Danae is still asleep, little more than her red hair visible in the fur pile in the other side of the room. Sleeping Beauty does not stir when I stand and stretch, though one foot protrudes from her bedding. As I carefully move a corner of the fur blanket to cover it, I note that during the night she removed the bandaging, and the blisters have a healthy pink look to them.
I am curious about the primitive glass windows, so I move to examine them more closely.
Lucas, the village potter, has come a long way since my brief visit last winter. He already knew how to make charcoal so, while I recuperated from delivering Running Deer’s medicine, I instructed the craftsman on the basics of how to use his kiln for glass-making.
Being a Retrieval Archivist frequently involves being an instructor, and glass-making skills can be a valuable commodity. The glass is cloudy but smooth and strong, so he must have figured out the rest for himself.
A group of youngsters look up from their play and swarms in my direction when I emerge from the lodge. A small sea of mostly black heads surrounds me, with some blond and brown crowns mixed in, and a couple of redheads in the bac
k.
They call to me by my village name, which is Snow Raven, because my dark duster gives me a raven-like appearance, and the village scout found me in a snow bank. All but the youngest remember me from last winter, but I am still a novelty.
Behind them, a pack of dogs wanders through the community of several hundred inhabitants. At first I was skeptical about the dogs and lions co-existing, but now I see a lion cub frolicking with them like they’re all one big pack.
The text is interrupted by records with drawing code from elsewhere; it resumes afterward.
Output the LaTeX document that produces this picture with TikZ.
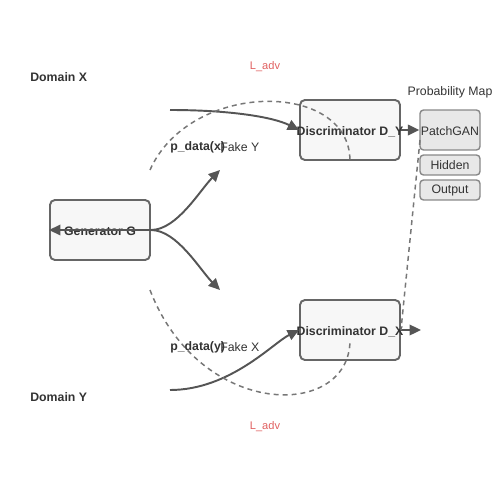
\documentclass[tikz,border=0pt]{standalone}
\usepackage{fontspec}
\setmainfont{Liberation Sans}
\usetikzlibrary{arrows.meta}
\definecolor{boxline}{HTML}{666666}
\definecolor{boxfill}{HTML}{F7F7F7}
\definecolor{edgecol}{HTML}{555555}
\definecolor{dashcol}{HTML}{777777}
\definecolor{txtcol}{HTML}{333333}
\definecolor{losscol}{HTML}{E06060}
\definecolor{mapfill}{HTML}{E8E8E8}
\definecolor{mapline}{HTML}{888888}
\tikzset{
	netbox/.style={draw=boxline, fill=boxfill, line width=1.1pt, rounded corners=2.8pt, minimum width=2cm, minimum height=1.2cm, inner sep=0pt},
	mapbox/.style={draw=mapline, fill=mapfill, line width=0.8pt, rounded corners=2pt, minimum width=1.2cm, inner sep=0pt},
	lbl/.style={text=txtcol, font=\fontsize{7}{8}\selectfont, inner sep=0pt},
	blbl/.style={lbl, font=\fontsize{7}{8}\selectfont\bfseries},
	loss/.style={text=losscol, font=\fontsize{6.3}{7.5}\selectfont, inner sep=0pt},
	flow/.style={draw=edgecol, line width=1.1pt, -{Triangle[length=6.5pt,width=6pt]}},
	cyc/.style={draw=dashcol, line width=0.85pt, dash pattern=on 2.8pt off 2.3pt},
}
\begin{document}
\begin{tikzpicture}[x=0.02cm, y=-0.02cm]
		\useasboundingbox (0,0) rectangle (500,500);
		\coordinate (xin) at (170,110);
		\coordinate (yin) at (170,390);
		\coordinate (fakeY) at (220,170);
		\coordinate (fakeX) at (220,290);
		\coordinate (dxout) at (421,330);
		\coordinate (cyctop) at (150,170);
		\coordinate (cycbot) at (150,290);
		\coordinate (cycbotend) at (350,340);
		\coordinate (patchlow) at (420,140);
		\node[netbox] (G) at (100,230) {};
		\node[netbox] (DY) at (350,130) {};
		\node[netbox] (DX) at (350,330) {};
		\node[mapbox, minimum height=0.8cm] (patch) at (450,130) {};
		\node[mapbox, minimum height=0.4cm] (hidden) at (450,165) {};
		\node[mapbox, minimum height=0.4cm] (output) at (450,190) {};
		\node[blbl, anchor=west] (domX) at (30,77) {Domain X};
		\node[blbl, anchor=west] (domY) at (30,397) {Domain Y};
		\node[loss] (advtop) at (265,67) {L\_adv};
		\node[loss] (advbot) at (265,427) {L\_adv};
		\node[lbl] (mapttl) at (450,92) {Probability Map};
		\node[blbl] (Gtxt) at (100,231.5) {Generator G};
		\node[blbl] (DYtxt) at (350,131.5) {Discriminator D\_Y};
		\node[blbl] (DXtxt) at (350,331.5) {Discriminator D\_X};
		\node[lbl] (patchtxt) at (450,131.5) {PatchGAN};
		\node[lbl] (hiddentxt) at (450,165) {Hidden};
		\node[lbl] (outputtxt) at (450,190) {Output};
		\node[blbl, anchor=west] (pdx) at (170,147) {p\_data(x)};
		\node[lbl, anchor=west] (fY) at (220,147) {Fake Y};
		\node[blbl, anchor=west] (pdy) at (170,347) {p\_data(y)};
		\node[lbl, anchor=west] (fX) at (220,347) {Fake X};
		\draw[flow] (xin) .. controls (230,110) and (273,117) .. (DY.west);
		\draw[flow] (G.east) .. controls (177,230) and (200,190) .. (fakeY);
		\draw[flow] (G.east) .. controls (177,230) and (200,270) .. (fakeX);
		\draw[flow] (yin) .. controls (230,390) and (273,343) .. (DX.west);
		\draw[flow] (G.east) -- (G.west);
		\draw[flow] (DY.east) -- (patch.west);
		\draw[flow] (DX.east) -- (dxout);
		\draw[cyc] (cyctop) .. controls (190,80) and (350,80) .. (DY.south);
		\draw[cyc] (cycbot) .. controls (200,420) and (350,420) .. (cycbotend);
		\draw[cyc] (patchlow) -- (DX.east);
	\end{tikzpicture}
\end{document}
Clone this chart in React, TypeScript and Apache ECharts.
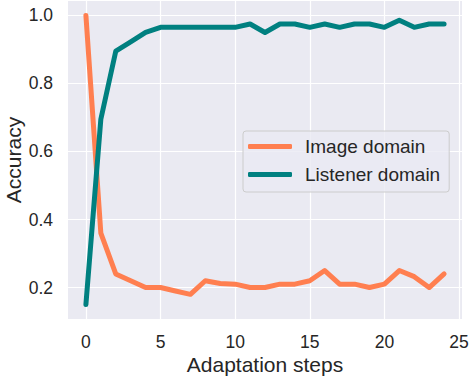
import React, { useEffect, useRef } from "react";
import * as echarts from "echarts";

const steps = Array.from({ length: 25 }, (_, i) => i);
const imageDomain = [1.0, 0.36, 0.24, 0.22, 0.2, 0.2, 0.19, 0.18, 0.22, 0.212, 0.21, 0.2, 0.2, 0.21, 0.21, 0.22, 0.25, 0.21, 0.21, 0.2, 0.21, 0.25, 0.232, 0.2, 0.24];
const listenerDomain = [0.15, 0.695, 0.895, 0.922, 0.95, 0.965, 0.965, 0.965, 0.965, 0.965, 0.965, 0.975, 0.95, 0.975, 0.975, 0.965, 0.975, 0.965, 0.975, 0.975, 0.965, 0.986, 0.965, 0.975, 0.975];
const xTicks = [0, 5, 10, 15, 20, 25];
const yTicks = [0.2, 0.4, 0.6, 0.8, 1.0];

const FONT = "'Liberation Sans', Arial, sans-serif";

export default function App() {
  const ref = useRef<HTMLDivElement>(null);
  useEffect(() => {
    if (!ref.current) return;
    const chart = echarts.init(ref.current, null, { renderer: "svg" });
    chart.setOption({
      animation: false,
      backgroundColor: "#ffffff",
      grid: {
        left: 68,
        right: 8,
        top: 1,
        bottom: 57,
        show: true,
        containLabel: false,
        outerBoundsMode: "none",
        backgroundColor: "#eaeaf2",
        borderWidth: 0,
      },
      legend: {
        orient: "vertical",
        left: 243,
        top: 131,
        backgroundColor: "rgba(234,234,242,0.8)",
        borderColor: "#cccccc",
        borderWidth: 1,
        borderRadius: 3,
        padding: [6, 9, 8, 5],
        itemGap: 9,
        itemWidth: 44,
        itemHeight: 5,
        icon: "roundRect",
        textStyle: {
          fontFamily: FONT,
          fontSize: 19,
          color: "#262626",
          lineHeight: 18,
          padding: [0, 0, 0, 8],
        },
        data: ["Image domain", "Listener domain"],
      },
      xAxis: {
        type: "value",
        min: -1.2,
        max: 25.2,
        name: "Adaptation steps",
        nameLocation: "middle",
        nameGap: 35,
        nameMoveOverlap: false,
        nameTextStyle: { fontFamily: FONT, fontSize: 21, color: "#262626" },
        axisLine: { show: false },
        axisTick: { show: false, customValues: xTicks },
        axisLabel: {
          customValues: xTicks,
          fontFamily: FONT,
          fontSize: 17.5,
          color: "#262626",
          margin: 14,
        },
        splitLine: { show: true, lineStyle: { color: "#ffffff", width: 1.2 } },
      },
      yAxis: {
        type: "value",
        min: 0.1075,
        max: 1.0425,
        name: "Accuracy",
        nameLocation: "middle",
        nameGap: 44,
        nameMoveOverlap: false,
        nameTextStyle: { fontFamily: FONT, fontSize: 21, color: "#262626" },
        axisLine: { show: false },
        axisTick: { show: false, customValues: yTicks },
        axisLabel: {
          customValues: yTicks,
          formatter: (v: number) => v.toFixed(1),
          fontFamily: FONT,
          fontSize: 17.5,
          color: "#262626",
          margin: 15,
        },
        splitLine: { show: true, lineStyle: { color: "#ffffff", width: 1.2 } },
      },
      series: [
        {
          name: "Image domain",
          type: "line",
          data: steps.map((s, i) => [s, imageDomain[i]]),
          showSymbol: false,
          symbol: "none",
          itemStyle: { color: "#ff7f50" },
          lineStyle: { color: "#ff7f50", width: 5, join: "round", cap: "round" },
        },
        {
          name: "Listener domain",
          type: "line",
          data: steps.map((s, i) => [s, listenerDomain[i]]),
          showSymbol: false,
          symbol: "none",
          itemStyle: { color: "#008080" },
          lineStyle: { color: "#008080", width: 5, join: "round", cap: "round" },
        },
      ],
    });
    return () => chart.dispose();
  }, []);
  return <div ref={ref} style={{ width: 470, height: 376, position: "absolute", left: 0, top: 0 }} />;
}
Now and then someone returns from the outside world with hard candies or other sweets, so the youngsters want to know if I have brought any treats from town. Taking the edges of my duster, I open it to show the kids that I have nothing to hide. Vocalizing their disappointment, the kids flock back to whatever it was they were doing before.
I stroll through the village, looking for things that have changed since last winter. My primary role as a field archivist is to retrieve knowledge and technology, but every time I return from retrievals, a team of Archives sociologists and historians subjects me to grueling interrogations.
They want to assess and document human efforts to recover from the Crash—I get that. They are also frustrated by limited opportunities to study a truly unique period of human history. Sometimes I have to remind them that our primary goal remains not to further science, but to save it. At least, as much of it as we can.
When I reach the corral, I check in on Saffron and Thorn. The horses have merged with the village’s small herd, and are nibbling contentedly on some grass on the far side of the enclosure. Satisfied on that score, I decide to evaluate the village’s artisanship, and continue on to see Lucas.
At his workshop, I find the source of the wood-chopping noise: an older, short but stout White man with fire-red hair is adding to a sizable pile of hardwood, and he is using his blazing furnace to turn that wood into the growing pile of charcoal which is one of the necessary components of his operation.
Lucas Eagle Feather was part of the original survivalist community that took a starving Native American tribe under its wings and brought it into this settlement, which was simply called Stronghold at the time. The newcomers appended –mish, a Native American suffix which traditionally defined a place, to the village name. Then, over time, Strongholdmish was shortened to the current Strohomish.